You see, 2005 was the year I met the man who became my husband.
And everything — everything — changed.
Now, here I am in 2015, and if you told me then that I’d one day become who I am now, nothing would have made me believe it. I didn’t even know I wanted to be this person, let alone that I could actually become her. But this is my reality: I have supportive, loving family members who never gave up hope that I’d be better. I am in a happy, thriving marriage with someone who makes me laugh, who takes care of our family, who lets me dream without telling me no. I have lasting friendships with people who love me for me and haven’t once run away scared. I’ve had several glamorous dream jobs, and my writing, I’m told, touches people in meaningful ways.
Best of all, I am a mother. I have been stable long enough to nurture three children — a 4-year-old son a twin 12-month-old daughters — as well as stay grounded through all the crazy phases of their young lives. Not only that, but I’ve battled my illness and fought for happiness and succeeded so thoroughly that I’ve been able to be unmedicated and stable, sane, genuinely happy and truly present for their entire lives.
Yes, I am happy. I am calm when I need to be yet passionate when it counts. I have love. I found joy, and I have given it all to others freely and without thought of draining precious reserves, because I am overflowing and there’s more than enough to go around. My life is such that I believe I no longer have that illness the doctors told me I’d need to manage my entire life. I am healthy. I am whole. In so many ways, no, I am not the person I once thought I was — I am infinitely better. I am infinitely more.
My friends and family have heard this story many times before. I write about it often, and I will write about it again and again because it bears repeating — especially now as we look toward a new year, a clean slate; now, as we look inward and ask ourselves, “What do I want to do with my life? What do I want to be?”
I am here to tell you that no matter who you were or you think you are, that’s not who you have to be.
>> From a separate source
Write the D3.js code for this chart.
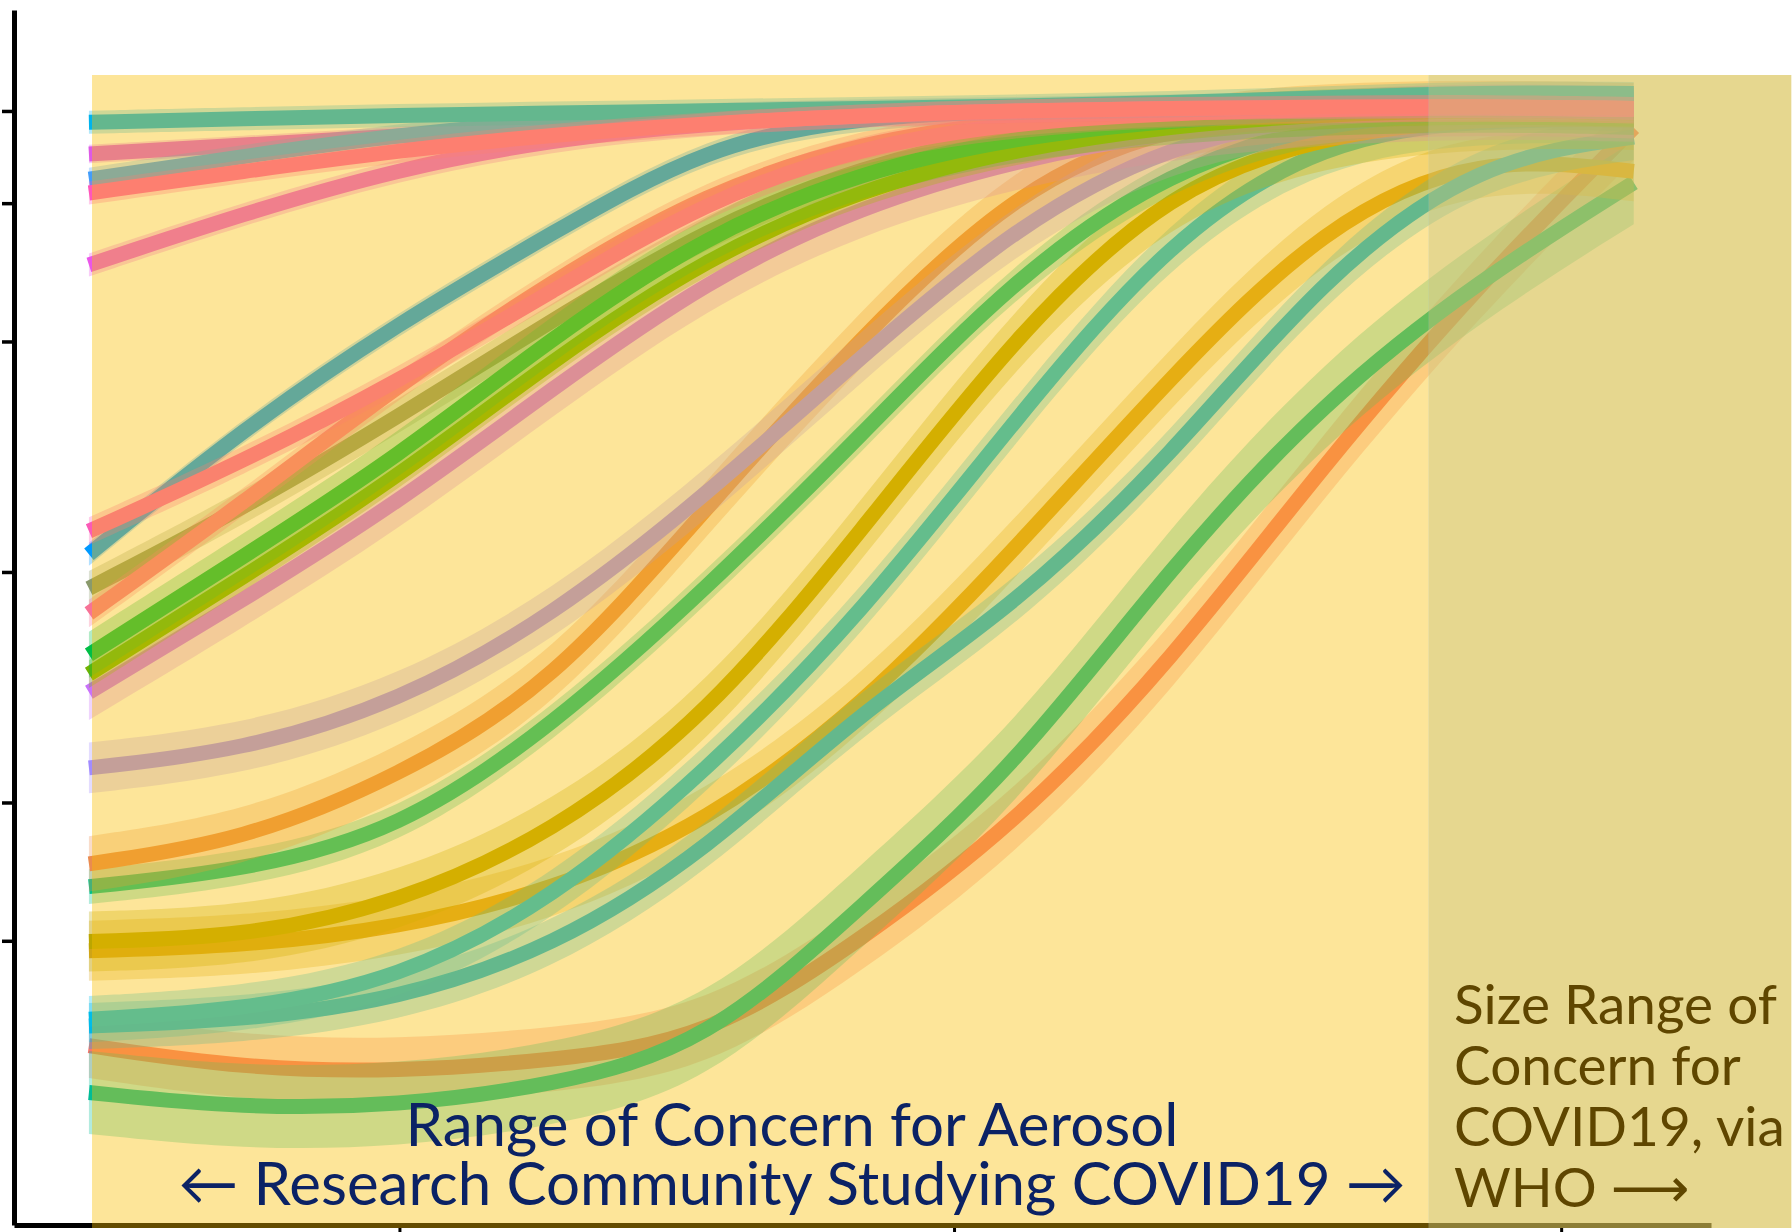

You can change, any and all of it. You don’t have to settle. You don’t have to believe naysayers or diagnoses or any of the labels, doubts, and fears in your own mind. Anything about yourself that you don’t love, you don’t have to live with. I’m not talking about physical imperfections or any of the silly hopes our vanity tells us to hold out for. I’m talking about your personality, your spirit, your soul. You can be who your heart longs to be. I am not only living proof of that, I want to serve as your guide.
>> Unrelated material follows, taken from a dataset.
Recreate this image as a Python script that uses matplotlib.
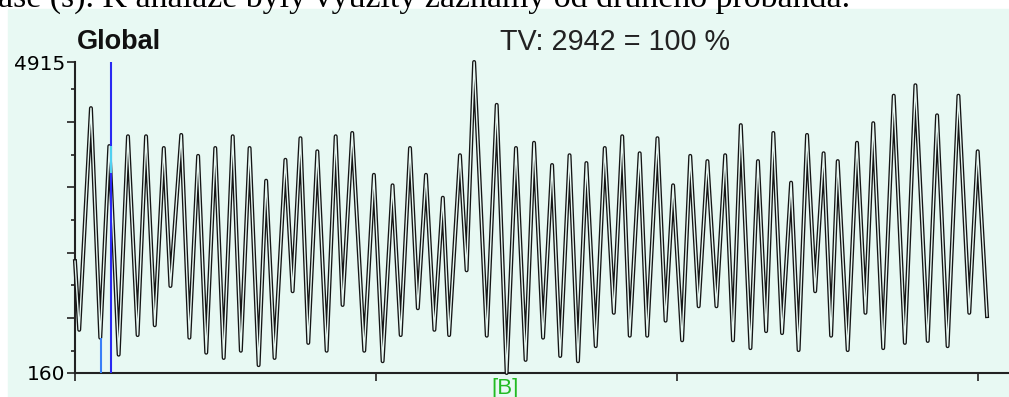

So far on this blog I’ve focused on physical health. I still want to share what I’ve learned and encourage everyone that healthy little changes go a long way, but I don’t want to leave it at that. Some of the best changes in my life have been emotional changes, whether taken as baby steps or enormous leaps. By far, they’ve made the biggest impact and helped me become the happy, peaceful person I am today. If I don’t also share those parts of my story, then my struggles will have amounted to nothing. My joy will become hollow if I don’t use all of my experiences to help others through theirs.
My goal now is to not only focus on the little things we can do to restore our physical health, but to inspire you to make changes for your emotional health as well. From learning to let go and forgive to allowing yourself the take pleasure in life, I hope to provide insight, inspiration, and encouragement to help you become the healthiest, happiest version of yourself.
So even if you’re not the New Year’s Resolution type, just do yourself a little favor. Take a few minutes and really ask yourself, “Who do I want to be?” Think about the qualities you admire in others and decide which you want to cultivate in yourself. Then believe that you can have them, that you can be who you want to be. If that’s all you can accomplish now — just the belief that it can happen, someday, somehow — that’s all you need to begin.